Maybe it's a collage of truths? I read once that the author worked in crisis counseling, which would explain the razor-sharp emotional precision. Either way, I'd bet my dog-eared copy of 'The Things They Carried' that this isn't a straightforward adaptation—just a story that knows its scars.
Maya
Maya
2026-01-19 13:16:15
Broken Man? Oh, that title sends my mind spinning through all the gritty, raw stories I've absorbed over the years. I don't think it's directly based on a true story, but it feels real, you know?
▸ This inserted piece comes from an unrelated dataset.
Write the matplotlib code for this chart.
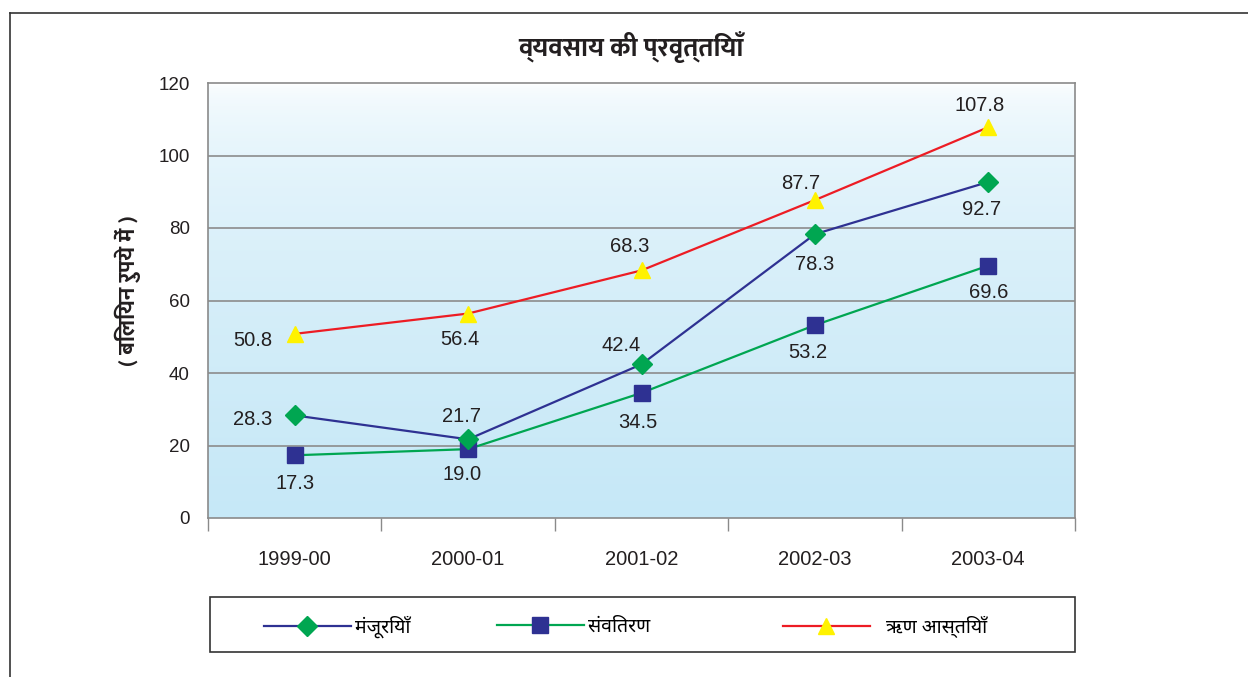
import numpy as np
import matplotlib
matplotlib.use("Agg")
import matplotlib.pyplot as plt
from matplotlib import font_manager
from matplotlib.patches import Rectangle
from matplotlib.lines import Line2D

# data
years = ["1999-00", "2000-01", "2001-02", "2002-03", "2003-04"]
manjuriyan = [28.3, 21.7, 42.4, 78.3, 92.7]
samvitaran = [17.3, 19.0, 34.5, 53.2, 69.6]
rin_astiyan = [50.8, 56.4, 68.3, 87.7, 107.8]
yticks = [0, 20, 40, 60, 80, 100, 120]

title = "व्यवसाय की प्रवृत्तियाँ"
ylabel = "( बिलियन रुपये में )"
names = ["मंजूरियाँ", "संवितरण", "ऋण आस्तियाँ"]

# label offsets in points (dx, dy)
off1 = [(-30, -3), (-5, 16.5), (-14.5, 13.5), (0, -22), (-5, -19.5)]
off2 = [(0.5, -20), (-4.5, -18), (-3, -21.5), (-5, -19.5), (0, -19.5)]
off3 = [(-30, -4.5), (-6, -19), (-8.5, 17.5), (-10, 12), (-6.5, 16)]

# pick Devanagari fonts
avail = set(f.name for f in font_manager.fontManager.ttflist)
deva = "DejaVu Sans"
for cand in ["Noto Sans Devanagari", "Mukta", "Hind", "Poppins", "Lohit Devanagari", "Ek Mukta", "Annapurna SIL", "FreeSans"]:
    if cand in avail:
        deva = cand
        break
deva_bold = deva
for cand in ["Ek Mukta", "Biryani", "Amiko", "FreeSans"]:
    if cand in avail:
        deva_bold = cand
        break
num_font = "Liberation Sans"

fig = plt.figure(figsize=(12.48, 6.77), dpi=100)
ax = fig.add_axes([208 / 1248, 1 - 518 / 677, 867 / 1248, 435 / 677])

# gradient background, white at top to light blue at bottom
grad = np.linspace(0, 1, 256).reshape(-1, 1)
top = np.array([1.0, 1.0, 1.0])
bot = np.array([0xc6, 0xe8, 0xf7]) / 255
img = top + (bot - top) * grad[..., None] ** 0.45
img = img.reshape(256, 1, 3)
ax.imshow(img, extent=[0, 1, 0, 1], transform=ax.transAxes, aspect="auto", zorder=0)

x = np.arange(len(years))
l1, = ax.plot(x, manjuriyan, color="#2e3192", lw=1.6, marker="D", ms=10,
              mfc="#00a651", mec="#00a651", zorder=4)
l2, = ax.plot(x, samvitaran, color="#00a651", lw=1.6, marker="s", ms=11.5,
              mfc="#2e3192", mec="#2e3192", zorder=3)
l3, = ax.plot(x, rin_astiyan, color="#ed1c24", lw=1.6, marker="^", ms=12,
              mfc="#fff200", mec="#fff200", zorder=3)

for vals, offs in [(manjuriyan, off1), (samvitaran, off2), (rin_astiyan, off3)]:
    for xi, v, o in zip(x, vals, offs):
        ax.annotate("%.1f" % v, (xi, v), xytext=o, textcoords="offset points",
                    ha="center", va="center", fontsize=14.5, color="#231f20",
                    family=num_font, zorder=5)

ax.set_xlim(-0.5, 4.5)
ax.set_ylim(0, 120)
ax.set_yticks(yticks)
ax.set_yticklabels([str(t) for t in yticks], family=num_font, fontsize=13.5, color="#231f20")
ax.tick_params(axis="y", length=0, pad=13)
ax.set_xticks(x)
ax.set_xticklabels(years, family=num_font, fontsize=14.5, color="#231f20")
ax.tick_params(axis="x", which="major", length=0, pad=23)
ax.set_xticks(np.arange(-0.5, 5, 1), minor=True)
ax.tick_params(axis="x", which="minor", length=9, width=1, color="#8a8a8a")
for yv in yticks[1:-1]:
    ax.axhline(yv, color="#8c8c8c", lw=1.2, zorder=1)
for s in ax.spines.values():
    s.set_color("#8a8a8a")
    s.set_linewidth(1.2)

fig.text(631 / 1248, 1 - 47 / 677, title, ha="center", va="center",
         fontsize=19, fontweight="bold", family=[deva_bold, "DejaVu Sans"], color="#231f20")
fig.text(128 / 1248, 1 - 291 / 677, ylabel, ha="center", va="center", rotation=90,
         fontsize=16.5, fontweight="bold", family=[deva_bold, "DejaVu Sans"], color="#231f20")

# outer frame lines
fig.add_artist(Line2D([10 / 1248, 10 / 1248], [0, 1 - 13 / 677], transform=fig.transFigure,
                      color="#333333", lw=1.2))
fig.add_artist(Line2D([10 / 1248, 1], [1 - 13 / 677, 1 - 13 / 677], transform=fig.transFigure,
                      color="#333333", lw=1.2))

# legend box
fig.add_artist(Rectangle((210 / 1248, 1 - 652 / 677), 865 / 1248, 55 / 677,
                         transform=fig.transFigure, fill=False, ec="#333333", lw=1.2))
for h, name, xpos, pad in zip([l1, l2, l3], names, [246, 479, 765], [0.2, 0.2, 0.8]):
    fig.legend(handles=[h], labels=[name], loc="center left",
               bbox_to_anchor=(xpos / 1248, 1 - 627 / 677), frameon=False,
               handlelength=4.5, handletextpad=pad,
               prop={"family": [deva, "DejaVu Sans"], "size": 14})

fig.savefig("out.png", dpi=100)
The way it digs into themes of resilience and struggle reminds me of memoirs like 'The Glass Castle' or even the emotional weight of 'a man called ove'. There's something about fragmented protagonists that just hits differently—like they're pieced together from a thousand real-life experiences.

I've chatted with folks in book clubs who swear they see parallels to their own lives in 'Broken Man', which might be why it resonates so deeply. Whether it's fiction or not, the best stories often blur that line anyway. Makes you wonder how much of any 'true story' is actually just humanity echoing through pages.
Zane
Zane
2026-01-20 18:21:26
Ever stumble into a book that leaves you wondering if the author peeked into your diary? 'Broken Man' did that for me. Not literally autobiographical, I think, but it captures the universal ache of falling apart and trying to rebuild. The scene where he silently cries in a grocery store parking lot? Yeah, that's someone's truth, even if it's not one person's exact life. It's like how 'BoJack Horseman' isn't 'real' but drowns in real pain. The genius is in the specifics feeling shared—like we all know that guy, or are that guy sometimes.